High-Yield Bond Funds Said to Face SEC Scrutiny on Liquidityby
Agency examiners sent letters after Third Avenue fund bust
SEC asked funds about value of holdings and methodologies
U.S. market regulators ordered high-yield credit managers to turn over information showing why their bonds could be sold as quickly as they say following the collapse of a Third Avenue Management LLC fund.
Securities and Exchange Commission examiners sent letters last month to funds that invest in similar securities to the Third Avenue Focused Credit Fund, which had the bulk of its assets in distressed debt and bank loans, according to a person familiar with the matter. The $788.5 million fund blocked client withdrawals to avoid dumping bonds at fire-sale prices. The regulator appeared to be trying to gauge whether other funds could face the same fate as Third Avenue’s fund, said the person, who asked not be named because examination letters are private.
The SEC sought answers to a long list of questions including whether the value of holdings ever conflicted with estimates provided by external parties such as pricing services, according to the person. They also asked funds how they judge the liquidity of holdings and whether they had ever changed their methodologies. It wasn’t clear how many managers received the letters, which sought some of the information within 24 hours and the rest of the data within a week, according to the person.

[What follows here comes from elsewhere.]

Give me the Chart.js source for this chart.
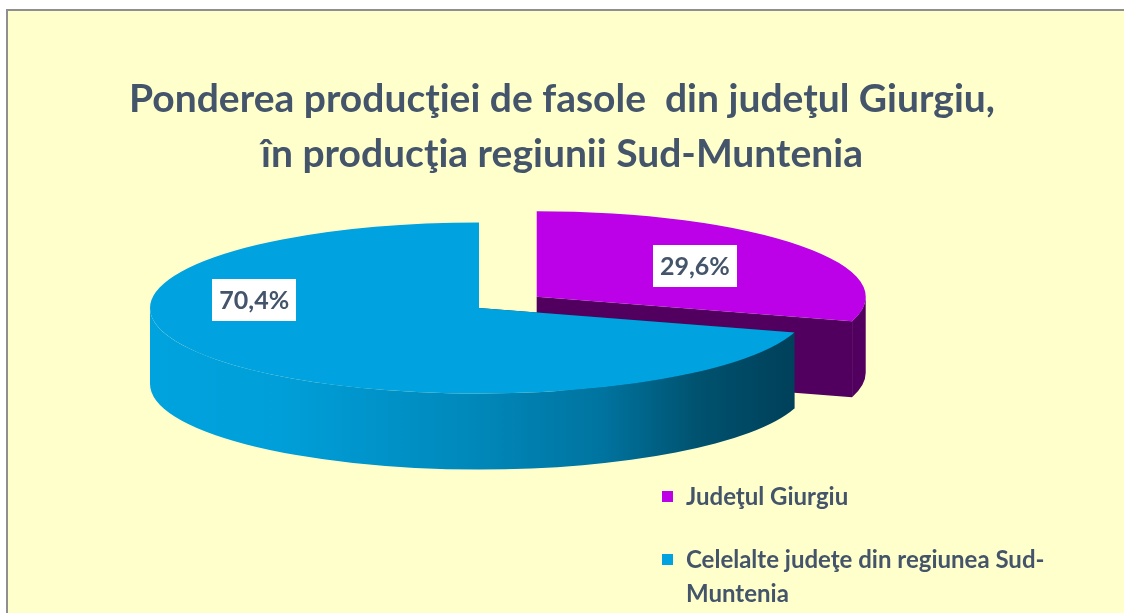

The targeted effort by SEC examiners, who seek to ensure compliance with the agency’s rules, follows other recent moves by the agency to ensure funds can meet their duty to return cash to investors within seven days. The regulator disclosed earlier this week that it would scrutinize how mutual funds, exchange-traded funds and hedge funds value their least liquid holdings and manage the risk they can’t be sold when managers need the cash.
The SEC in September proposed new rules that would require funds to maintain a minimum cushion of cash or cash-like investments that can be sold within three days, and asked funds to classify how many days it would take to sell each asset they own.
“It’s not surprising they would have started a sweep after the Third Avenue fund given the commission’s overall concern about managing a fixed-income portfolio in a rising interest-rate environment,” said Kenneth J. Berman, a partner at Debevoise & Plimpton and formerly the associate director of the SEC’s division of investment management. “This concern plays into that rule proposal as well.”
The SEC letters were first reported by BoardIQ, a service of the Financial Times.